Ethiopia, June 01,2026 - Ethiopia’s general election comes at a moment when the country is not just choosing representatives, but testing the resilience of its federal political structure under growing regional pressure, youth demographic weight, and an increasingly fragmented political field.
More than 50 million Ethiopians are registered to vote, according to the National Election Board of Ethiopia (NEBE), in a contest that brings together 47 political parties and over 10,900 candidates competing for influence across federal and regional levels of government.
But beyond the numbers lies a deeper question: how does a country with one of the youngest populations in the world, a median age of about 19 according to UN estimates, translate demographic weight into political power within a system still defined by party coalitions, regional identities, and centralised decision-making?
Ethiopia’s parliamentary system means voters do not directly elect a prime minister. Instead, they elect members of the House of Peoples’ Representatives, who will determine which political formation commands a majority and therefore forms government. In effect, this is not just an electoral contest; it is a negotiation over parliamentary dominance and executive authority.
At the centre of this contest is the Prosperity Party, led by Prime Minister Abiy Ahmed, which emerged in 2019 from the merger of regional parties that once formed the Ethiopian People’s Revolutionary Democratic Front.
The party currently holds a parliamentary majority and campaigns on a platform centred on national unity, economic reform, and state-led development within Ethiopia’s federal framework.
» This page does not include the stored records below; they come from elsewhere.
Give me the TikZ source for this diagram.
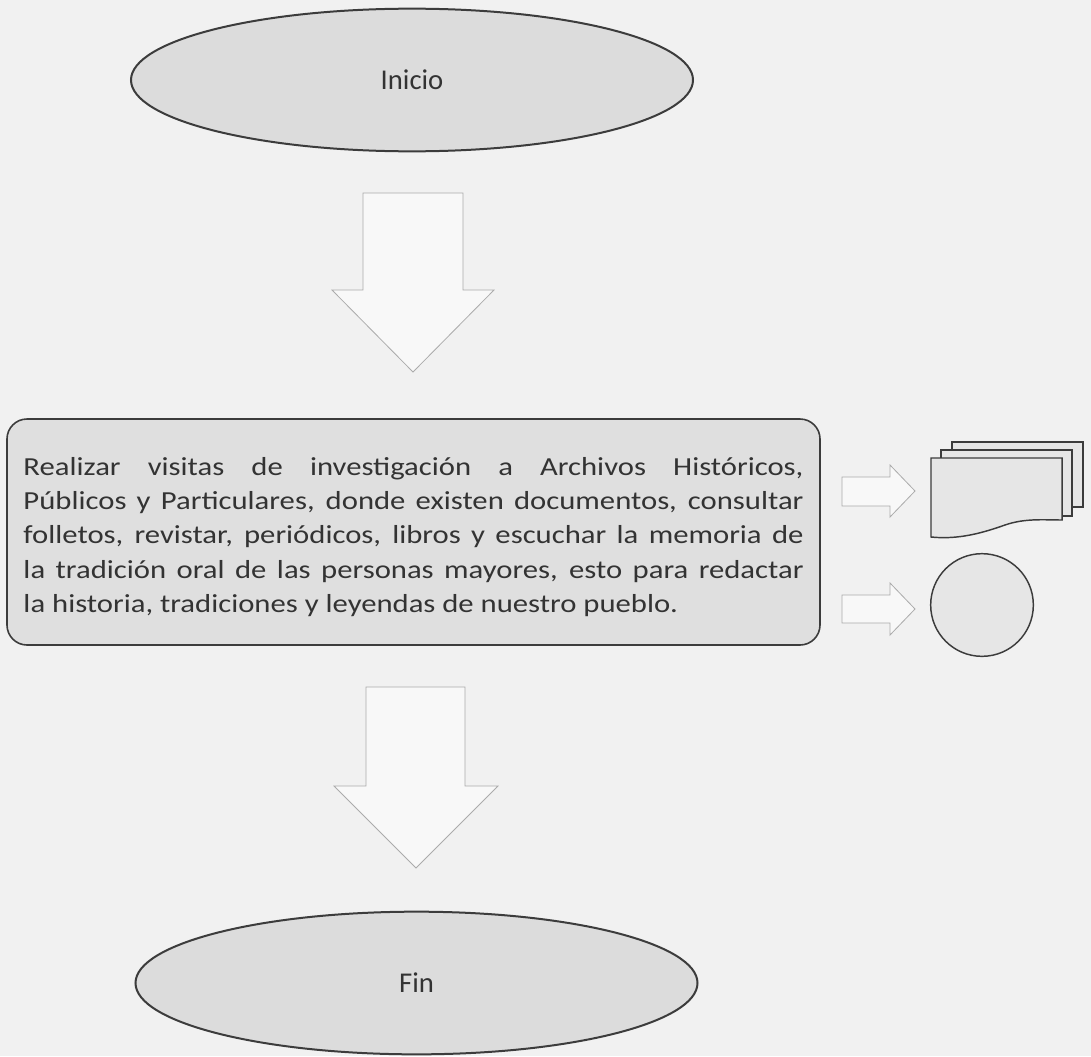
\documentclass[tikz,border=0pt]{standalone}
\usepackage{fontspec}
\setmainfont{Carlito}
\newfontfamily\boxfont[FakeStretch=1.18]{Carlito}
\usetikzlibrary{shapes.geometric}
\definecolor{bg}{HTML}{F1F1F1}
\definecolor{shapefill}{HTML}{DCDCDC}
\definecolor{boxfill}{HTML}{DFDFDF}
\definecolor{edge}{HTML}{3C3C3C}
\definecolor{txt}{HTML}{333333}
\definecolor{arrowfill}{HTML}{F8F8F8}
\definecolor{arrowedge}{HTML}{ABABAB}
\definecolor{docfill}{HTML}{E6E6E6}
\tikzset{
  term/.style={ellipse, draw=edge, fill=shapefill, line width=1.5pt,
    minimum width=421.5pt, minimum height=107pt, inner sep=0pt,
    text=txt, font=\fontsize{21.5}{26}\selectfont},
  procbox/.style={rectangle, rounded corners=15pt, draw=edge, fill=boxfill,
    line width=1.2pt, minimum width=609.75pt, minimum height=169.5pt,
    text width=585pt, align=justify, inner sep=0pt, text=txt,
    font=\boxfont\fontsize{19.5}{25.6}\selectfont},
  blockarrow/.style={draw=arrowedge, fill=arrowfill, line width=0.6pt, line join=miter},
  docsheet/.style={draw=edge, fill=docfill, line width=1.1pt, line join=miter},
  discnode/.style={circle, draw=edge, fill=docfill, line width=1.1pt,
    minimum size=77pt, inner sep=0pt}
}
\begin{document}
\begin{tikzpicture}[x=0.75pt,y=-0.75pt]
\path[fill=bg] (0,0) rectangle (1091,1056);
\useasboundingbox (0,0) rectangle (1091,1056);

% terminals
\node[term] (inicio) at (412,80) {Inicio};
\node[term] (fin) at (416.5,983) {Fin};

% process box
\node[procbox] (proc) at (413.5,532) {\tolerance=9999\hbadness=10000\relax
\rule{0pt}{21pt}Realizar visitas de investigación a Archivos Históricos,\linebreak
Públicos y Particulares, donde existen documentos, consultar\linebreak
folletos, revistar, periódicos, libros y escuchar la memoria de\linebreak
la tradición oral de las personas mayores, esto para redactar\linebreak
la historia, tradiciones y leyendas de nuestro pueblo.};

% big down arrows
\draw[blockarrow] (363,193) -- (463,193) -- (463,290) -- (494,290) -- (413,372)
  -- (332,290) -- (363,290) -- cycle;
\draw[blockarrow] (366,687) -- (465,687) -- (465,786) -- (498,786) -- (416,868)
  -- (334,786) -- (366,786) -- cycle;

% small right arrows
\draw[blockarrow] (842,477) -- (890,477) -- (890,465) -- (915,491) -- (890,517)
  -- (890,506) -- (842,506) -- cycle;
\draw[blockarrow] (842,595) -- (890,595) -- (890,583) -- (915,609) -- (890,635)
  -- (890,623) -- (842,623) -- cycle;

% multidocument
\draw[docsheet] (952,442) rectangle (1083,507);
\draw[docsheet] (941,450) rectangle (1072,516);
\draw[docsheet] (931,458) -- (1062,458) -- (1062,520)
  .. controls (1045,520) and (1025,518) .. (1005,525)
  .. controls (985,532) and (960,540) .. (931,537) -- cycle;

% circle
\node[discnode] (disc) at (982,605) {};
\end{tikzpicture}
\end{document}
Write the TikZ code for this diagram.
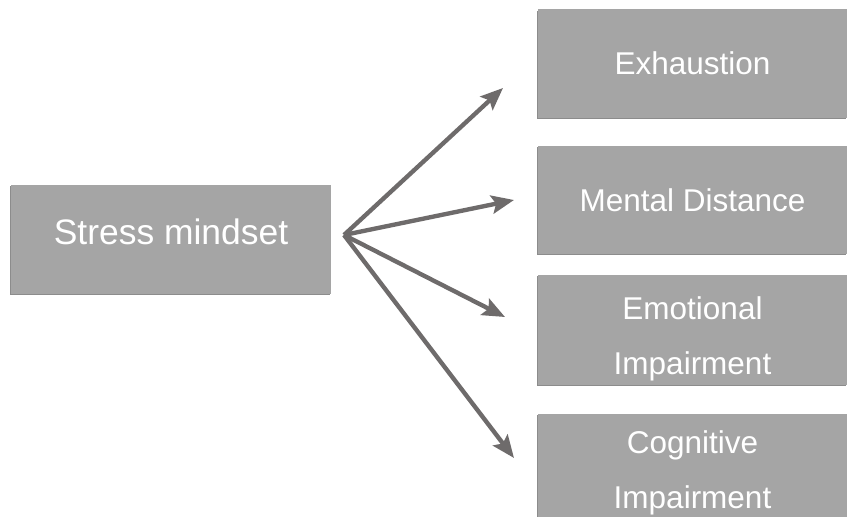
\documentclass[tikz,border=0pt]{standalone}
\usepackage{fontspec}
\setmainfont{Liberation Sans}
\usetikzlibrary{
    arrows.meta,
    shadows
}
\definecolor{boxgray}{HTML}{A5A5A5}
\definecolor{arrowgray}{HTML}{6E6B6B}
\tikzset{
  box/.style={
    fill=boxgray,
    text=white,
    inner sep=0pt,
    align=center,
    drop shadow={shadow xshift=-1pt,shadow yshift=-1pt,fill=black!45,opacity=1}
  },
  outbox/.style={
    box,
    minimum width=7.725cm,
    font=\fontsize{22.4}{39}\selectfont
  },
  link/.style={
    arrowgray,
    line width=3.1pt,
    -{Stealth[length=16pt,width=13pt,inset=3pt]}
  }
}

\begin{document}
\begin{tikzpicture}[x=0.025cm,y=-0.025cm]
    \clip (0,0) rectangle (847,517);
    % 左側
    \node[box,minimum width=8cm,minimum height=2.72cm,
      font=\fontsize{25.2}{30}\selectfont] (stress) at (171,239.5)
      {\raisebox{5.6pt}[18pt][0pt]{Stress mindset}};

    % 右側
    \node[outbox,minimum height=2.7cm] (exh) at (692.5,63.5) {Exhaustion};
    \node[outbox,minimum height=2.7cm] (dist) at (692.5,200) {Mental Distance};
    \node[outbox,minimum height=2.75cm,text height=63pt,text depth=0pt]
      (emo) at (692.5,330) {Emotional\\Impairment};
    \node[outbox,minimum height=2.75cm,text height=56pt,text depth=0pt]
      (cog) at (692.5,469) {Cognitive\\Impairment};

    % 矢印
    \coordinate (hub) at (344,235);
    \coordinate (t1) at (503,88);
    \coordinate (t2) at (514,200);
    \coordinate (t3) at (505,317);
    \coordinate (t4) at (514,458);
    \draw[link] (hub) -- (t1);
    \draw[link] (hub) -- (t2);
    \draw[link] (hub) -- (t3);
    \draw[link] (hub) -- (t4);
\end{tikzpicture}
\end{document}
Its political positioning reflects a broader attempt to balance central authority with a federal system that continues to experience tension between regional autonomy and national cohesion.
In contrast, regional and identity-based political formations continue to define much of the electoral landscape.
The National Movement of Amhara operates primarily within the Amhara region and focuses on questions of representation, security, and cultural and regional rights.
Like many regional parties, its influence is largely shaped by geographic concentration rather than national reach, reinforcing the territorial nature of Ethiopian politics.
Alongside these are national opposition parties such as the Ethiopian Citizens for Social Justice, led by Berhanu Nega, which positions itself around liberal democratic governance, rule of law, and market-oriented reforms.
More from Ethiopia
While it operates across multiple regions, its political weight remains tied to its ability to compete within a system still heavily influenced by dominant party structures.
A further layer of complexity comes from coalitions such as the Peace for Ethiopia alliance, which brings together smaller regional parties including the Agew National Council, Gamo Democratic Party, Gambella Peoples’ Freedom Movement, Kaffa Green Party, and Tigray Democratic Cooperation.
These alliances reflect an increasingly pragmatic approach to electoral competition, where smaller parties seek relevance through coordination rather than individual strength.
At the same time, independent candidates, 73 in total, enter the race largely anchored in local governance concerns.
Their presence signals a political undercurrent that is less ideological and more transactional, focused on constituency-level issues rather than national policy platforms.
What emerges from this configuration is not a simple two-party or ideological contest, but a layered political ecosystem shaped by regional identity, coalition politics, and a dominant ruling party attempting to maintain coherence across a decentralised state.
The stakes extend beyond parliamentary arithmetic. The composition of the House of Peoples’ Representatives will determine not only legislative control but also the balance of power between Ethiopia’s federal government and its regional states.
In a system where executive authority is derived from parliamentary majority, electoral outcomes directly shape the structure of governance itself.
This makes voter participation more than a procedural exercise. With women accounting for roughly half of registered voters and young people forming a significant share of the electorate, according to NEBE figures, the election becomes a reflection of whether demographic realities are beginning to reshape political outcomes, or remain contained within existing institutional frameworks.
Ultimately, Ethiopia’s election is less about the mechanics of voting and more about the stability of its political architecture. It is a test of whether federalism, party consolidation, and regional identity can coexist without producing deeper fragmentation in governance.